Timor-Leste might be tempted by the fact that most similar maritime disputes are resolved by drawing a line midway between the two countries – an outcome which would put Greater Sunrise in Timorese waters, meaning it would not have to share revenues with Australia. Those revenues would dwarf the amount of aid Australia provides Timor-Leste.

But even if Greater Sunrise ends up in Timorese waters, this does not mean that Timor-Leste will get its way on having the gas processed onshore, an outcome the Dili government says will generate much-needed spin-off effects on the wider local economy.

There are pros and cons to both solutions – the onshore facilities or the floating station. Professor Olav Bolland of Norwegian University of Science and Technology says that an onshore terminal would require skilled workers to run the operation, construction companies to build it, a supply of chemicals, spare parts and local contractors for maintenance work.
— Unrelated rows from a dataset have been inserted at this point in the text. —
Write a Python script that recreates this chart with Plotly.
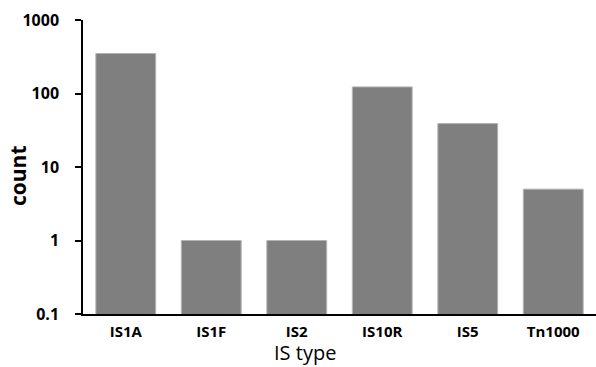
import plotly.graph_objects as go

categories = ["IS1A", "IS1F", "IS2", "IS10R", "IS5", "Tn1000"]
counts = [350, 1, 1, 123, 39, 5]
y_tickvals = [0.1, 1, 10, 100, 1000]
y_ticktext = ["0.1", "1", "10", "100", "1000"]

fig = go.Figure(go.Bar(
    x=categories, y=counts,
    marker=dict(color="#7f7f7f", line=dict(color="#b4b4b4", width=1)),
))

fig.update_layout(
    width=596, height=367,
    margin=dict(l=83, r=0, t=20, b=53, autoexpand=False),
    paper_bgcolor="white", plot_bgcolor="white",
    bargap=0.30,
    showlegend=False,
    font=dict(family="Open Sans", color="black"),
)
fig.update_xaxes(
    automargin=False,
    showline=True, linecolor="black", linewidth=1.5,
    ticks="", tickfont=dict(size=15, family="Open Sans", weight="bold"),
    ticklabelstandoff=3,
    title=None,
)
fig.update_yaxes(
    automargin=False,
    type="log", range=[-1, 3],
    tickvals=y_tickvals, ticktext=y_ticktext,
    showline=True, linecolor="black", linewidth=1.5,
    ticks="outside", ticklen=6, tickcolor="black", tickwidth=1.5,
    tickfont=dict(size=16, family="Open Sans", weight="bold"),
    showgrid=False, zeroline=False,
    ticklabelstandoff=13,
)
fig.add_annotation(text="IS type", xref="paper", yref="paper",
                   x=(305 - 83) / 513, y=-(352 - 314) / 294, yanchor="middle",
                   showarrow=False, borderpad=0,
                   font=dict(size=20, family="Open Sans"))
fig.add_annotation(text="<b>count</b>", xref="paper", yref="paper",
                   x=-(83 - 18) / 513, y=(314 - 176) / 294, textangle=-90,
                   xanchor="center", yanchor="middle",
                   showarrow=False, font=dict(size=21, family="Open Sans"))
fig.write_html("out.html",
               config={"displayModeBar": False},
               post_script="document.body.style.margin='0';document.body.style.overflow='hidden';")
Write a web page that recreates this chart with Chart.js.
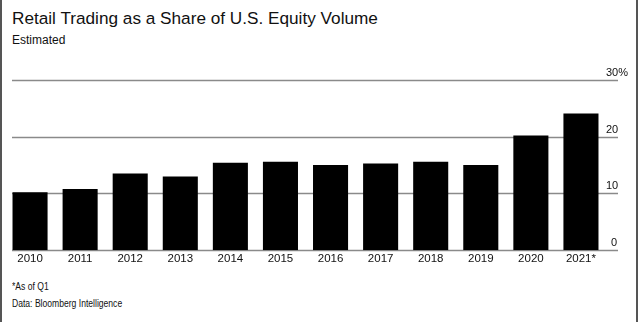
<!DOCTYPE html>
<html>
<head>
<meta charset="utf-8">
<script src="https://cdn.jsdelivr.net/npm/chart.js@4/dist/chart.umd.min.js"></script>
<style>
  html, body { margin: 0; padding: 0; background: #fff; }
  #wrap {
    position: relative; width: 640px; height: 322px; overflow: hidden;
    font-family: "Liberation Sans", Arial, sans-serif; color: #111;
  }
  #wrap::before, #wrap::after {
    content: ""; position: absolute; top: 0; bottom: 0; width: 2px; background: #555;
  }
  #wrap::before { left: 0; }
  #wrap::after { left: 636px; }
  .title { position: absolute; left: 12px; top: 8px; font-size: 17.2px; white-space: nowrap; }
  .sub { position: absolute; left: 12px; top: 33px; font-size: 12px; }
  .note {
    position: absolute; left: 12px; font-size: 11px; white-space: nowrap;
    transform: scaleX(0.78); transform-origin: left center;
  }
  #chartBox { position: absolute; left: 0; top: 0; width: 640px; height: 268px; }
</style>
</head>
<body>
<div id="wrap">
  <div class="title">Retail Trading as a Share of U.S. Equity Volume</div>
  <div class="sub">Estimated</div>
  <div id="chartBox"><canvas id="chartRetail"></canvas></div>
  <div class="note" style="top:280px">*As of Q1</div>
  <div class="note" style="top:297px">Data: Bloomberg Intelligence</div>
</div>
<script>
const years = ["2010", "2011", "2012", "2013", "2014", "2015", "2016", "2017", "2018", "2019", "2020", "2021*"];
const retailShare = [10.2, 10.8, 13.5, 13.0, 15.4, 15.6, 15.0, 15.3, 15.6, 15.0, 20.2, 24.1];
const yTicks = [0, 10, 20, 30];

const gridColor = "#8a8a8a";

/** Gridlines and right-hand labels, drawn above each line from the y scale */
const rightGrid = {
  id: "rightGrid",
  beforeDatasetsDraw(chart) {
    const { ctx, chartArea, scales } = chart;
    const y = scales.y;
    ctx.save();
    yTicks.forEach((v) => {
      const py = Math.round(y.getPixelForValue(v)) + 0.5;
      ctx.strokeStyle = gridColor;
      ctx.lineWidth = 1.5;
      ctx.beginPath();
      ctx.moveTo(chartArea.left + 7, py);
      ctx.lineTo(chartArea.right + 12, py);
      ctx.stroke();
      ctx.fillStyle = "#111";
      ctx.font = "11px 'Liberation Sans', Arial, sans-serif";
      ctx.textAlign = "left";
      ctx.textBaseline = "alphabetic";
      const label = v === 30 ? v + "%" : String(v);
      const lx = v === 0 ? chartArea.right + 5 : chartArea.right;
      ctx.fillText(label, lx, py - 5);
    });
    ctx.restore();
  }
};

new Chart(document.getElementById("chartRetail"), {
  type: "bar",
  data: {
    labels: years,
    datasets: [
      {
        label: "Retail share",
        data: retailShare,
        backgroundColor: "#000",
        borderColor: "#000",
        borderWidth: 0,
        categoryPercentage: 0.7,
        barPercentage: 1.0
      }
    ]
  },
  options: {
    responsive: true,
    maintainAspectRatio: false,
    animation: false,
    layout: { padding: { left: 5, right: 34, top: 80, bottom: 0 } },
    plugins: { legend: { display: false }, tooltip: { enabled: false } },
    scales: {
      x: {
        grid: { display: false, drawTicks: false },
        border: { display: false },
        ticks: {
          color: "#111",
          padding: 2,
          maxRotation: 0,
          font: { family: "'Liberation Sans', Arial, sans-serif", size: 11.5 }
        }
      },
      y: {
        display: false,
        min: 0,
        max: 30,
        ticks: { stepSize: 10 }
      }
    }
  },
  plugins: [rightGrid]
});
</script>
</body>
</html>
“I assume that these resources could be pulled in from other countries in the region, but I am not sure how easy that would be in Timor-Leste,” he adds.

But the floating plants – giant ships touted by advocates as cheaper than onshore facilities because they eliminate pipeline costs – remain an untested gambit. The world’s first floating LNG operation is currently being put together to tap another field off the western Australian coast.

Bolland says that “there is a risk for technical failure/problems and also a significant economic risk to go for a floating plant, simply because it has not been done before. Weather conditions are also a factor to be considered.”